A cena clássica da paquera: a mocinha deixa cair o lenço, o cavalheiro o apanha e o devolve. As meninas de hoje talvez nem a conheçam, se até o lencinho de pano desapareceu. Já era uma brincadeira antiquada no meu tempo de criança. Nunca cheguei a saber se um dia foi, de verdade, um costume. Será que nossas avós usavam mesmo desse recurso para fazer charme?
A ficção brinca com inúmeras variações sobre o tema: há mil objetos que podem ser perdidos um chapéu, uma sombrinha, um sapato (de cristal!) e sempre um varão solícito para trazê-los de volta. Eu às vezes me surpreendo com análises sociológicas ou psicanalíticas de contos de fada ou clássicos da literatura; não vou me aventurar nesse terreno.
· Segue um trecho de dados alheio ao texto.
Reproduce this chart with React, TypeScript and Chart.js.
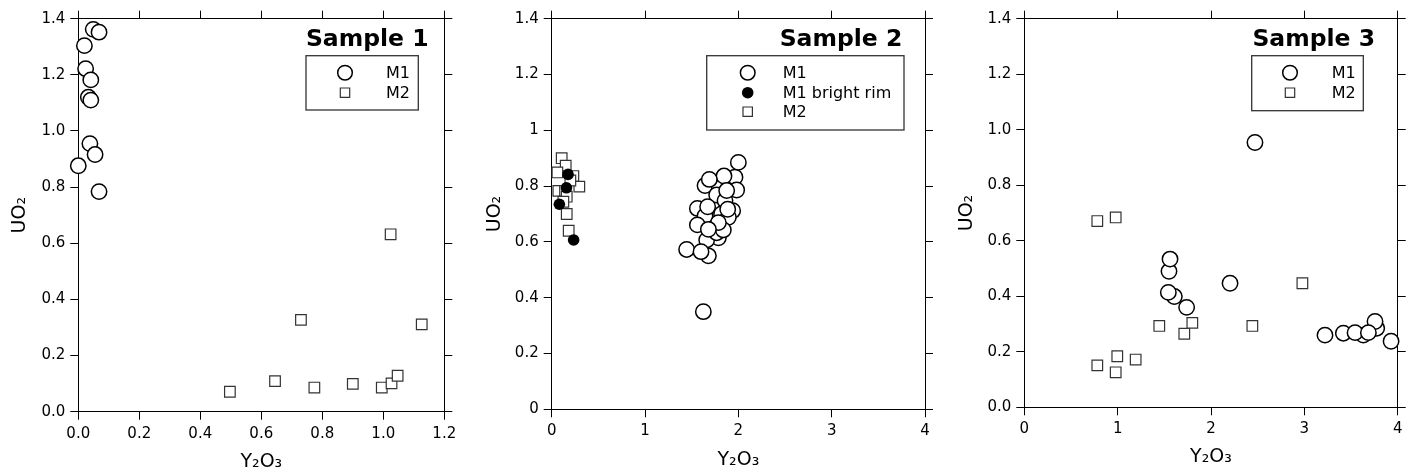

Mas algumas leituras são óbvias demais: as mocinhas, frágeis e indefesas, não hesitam em pedir ajuda (ou em se deixar ajudar), mesmo que a tarefa não seja assim tão difícil. Os mocinhos as socorrem, mas não abusam da superioridade, ao contrário: colocam-se em posição humilde, quase como serviçais, e não propriamente heróis. Cada um desempenha seu papel, todos ficam felizes. Para sempre.
Na vida real, as mocinhas têm motivos para não querer se parecer com as heroínas de outrora. Não vão se fazer de impotentes para satisfazer o impulso protetor do mocinho, muito menos elegê-lo o objetivo principal de sua história. E os mocinhos também não vêem muita graça em ajudar quando nem ao menos são necessários para valer. Se quiser ajuda, peça!, diriam. Eu já me vi várias vezes precisando de ajuda de verdade, ansiando por braços extras para ajudar a carregar coisas bem mais pesadas que um lencinho e esperando que alguém adivinhasse o que eu queria. Que viesse perguntar você está precisando de alguma coisa? ou que dividisse a tarefa comigo sem dizer nada. Sem insinuar que eu era fraca por não conseguir sozinha ou bancar o fortão pra cima de mim.
Ou seja, várias vezes, por orgulho, uma noção besta de independência ou uma expectativa irreal que as pessoas ajam como eu acho que devem agir e leiam meu pensamento eu fiquei sem ajuda. Levei as filhas pequenas para eventos chatos em vez de pedir a alguém que ficasse com elas; acumulei tarefas que podia ter dividido com outras pessoas; dormi pouco, pulei uma refeição, andei muitas léguas porque não dei um telefonema para perguntar amanhã você pode ir no meu lugar?.
Às vezes me dou conta na hora que estou sendo ou tentando ser auto-suficiente demais. Além de não querer dar sinais de fraqueza, percebo outro obstáculo: tenho medo de uma possível resposta negativa, então nem pergunto. Pedir ajuda já é difícil; lidar com uma recusa pode ser duplamente humilhante.
Claro que não tem humilhação. Em primeiro lugar, precisar de uma força não transforma ninguém em personagem antiquada. Segundo: se a ajuda pedida não vier, é desagradável, é frustrante, mas é melhor arriscar do que nem tentar! É incrível que a gente possa aprender mil e uma coisas difíceis e desaprenda o básico: falar, perguntar, pedir. Reconhecendo que não sei, talvez eu aprenda outra vez.